Rain Room, according to its website, is an immersive art installation that allows you to walk through a downpour of continuous rain without getting wet.
As visitors walk through the installation, motion sensors detect the human body, and you become a performer in “this intersection of art, technology and nature”.
The Lume is also an impressive digital art gallery, currently showing Connection, an experience of waves of emotions, which brings nearly 650 works from 110 visual and musical First Peoples artists together in one giant digital tapestry.
Connection finishes in early February to make way for a Leonardo da Vinci digital exhibition.
From the snippets I saw on social media, the entire floor beneath gallery-goers came alive with gently surging and ebbing waves.
Often, my kids can rush through galleries and museums, but this was an exhibition I imagined they’d have sat, relaxed and soaked in for more than a few minutes, so one day, I hope it returns.
This week, we visited a freshly opened attraction in Melbourne that would be a stretch to describe as an art gallery, but the souvenirs you walk away with (your photos) are the actual art.
House Down Under is an upside-down house at The District in Melbourne’s Docklands (right under the now-defunct Melbourne Star).

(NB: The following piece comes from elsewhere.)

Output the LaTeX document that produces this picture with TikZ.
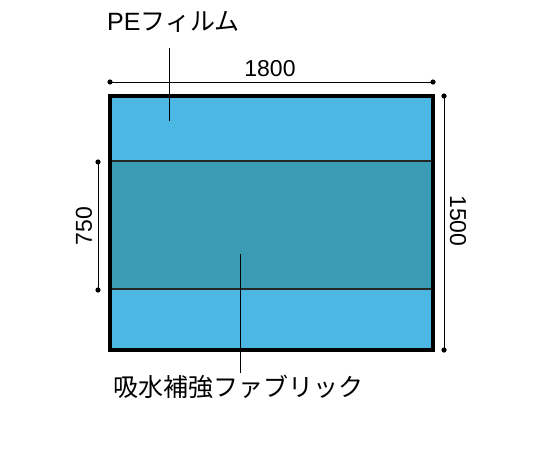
\documentclass[tikz,border=0pt]{standalone}
\usepackage{fontspec}
\setmainfont{Noto Sans CJK JP}
\newfontfamily\latin{Liberation Sans}
\definecolor{filmblue}{RGB}{76,183,226}
\definecolor{fabricteal}{RGB}{58,155,180}
\begin{document}
\begin{tikzpicture}[x=1pt,y=-1pt,
  lbl/.style={font=\fontsize{25}{30}\selectfont,inner sep=0pt},
  num/.style={font=\latin\fontsize{23}{27}\selectfont,inner sep=0pt}]
\useasboundingbox (0,0) rectangle (540,450);
% sheet
\fill[filmblue] (110,96) rectangle (433,350);
\fill[fabricteal] (110,161) rectangle (433,289);
\draw[line width=1.2pt,black!85] (110,161) -- (433,161);
\draw[line width=1.2pt,black!85] (110,289) -- (433,289);
\draw[line width=3.5pt] (110,96) rectangle (433,350);
% dimensions
\coordinate (w1) at (110,82); \coordinate (w2) at (433,82);
\coordinate (h1) at (444,96); \coordinate (h2) at (444,350);
\coordinate (b1) at (98,162); \coordinate (b2) at (98,290);
\draw[thin] (w1) -- (w2);
\draw[thin] (h1) -- (h2);
\draw[thin] (b1) -- (b2);
\foreach \p in {w1,w2,h1,h2,b1,b2}
  \fill (\p) circle [radius=2.6];
\node[num] (wide) at (270,69) {1800};
\node[num,rotate=-90] (high) at (458,221) {1500};
\node[num,rotate=90] (band) at (84,226) {750};
% labels
\node[lbl,anchor=west] (film) at (107,22) {{\latin PE}フィルム};
\coordinate (filmtop) at (169,48); \coordinate (filmend) at (169,121);
\draw[thin] (filmtop) -- (filmend);
\node[lbl] (fabric) at (238,387) {吸水補強ファブリック};
\coordinate (fabricend) at (240,254);
\coordinate (fabrictop) at (240,373);
\draw[thin] (fabricend) -- (fabrictop);
\end{tikzpicture}
\end{document}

All the furniture and décor inside is mounted on the roof, giving the illusion the roof is, in fact, the floor, and you are walking upside down on the ceiling. Your mission is to pose believably in each room as though you are either walking on the ceiling, hanging on for dear life from something on the ‘floor’ while gravity defies you, or even laying down with all your limbs in the air to look as though you’ve been sucked up against the ceiling like you might be unharnessed inside a rocket-ship that’s left Earth’s atmosphere.
It sounds easy, but trying to visualise what will look good or believable in pictures wasn’t straightforward.
We found ourselves snapping pics, viewing them and rotating them there on the spot to see if we pulled off the trickery.
In hindsight, long after we’d left, we decided we should have stood on our tiptoes more often, reached in different directions, removed backpacks, gotten lower to take the photos, and so on.
Nonetheless, it was still fun, and we have great memories of our visit to look back on and laugh about. However, it is a small space and won’t take up much more than 15 minutes to get through.
I suggest not making it your only reason for a trip to the Big Smoke.
Maybe once you’ve introduced your kids to the fun side of immersive art here, you could go and critique some ‘real’ art at one of Melbourne’s ‘real’ art galleries afterwards.
What: House Down Under
Where: The District, Docklands (right under the Melbourne Star). Locations are also in Sydney and the Gold Coast.
Cost: $74 family (two adults and two kids — more combinations available); $19 child; $27 adult.
Open: 10am to 6pm weekends, noon to 6pm weekdays (longer during school holidays).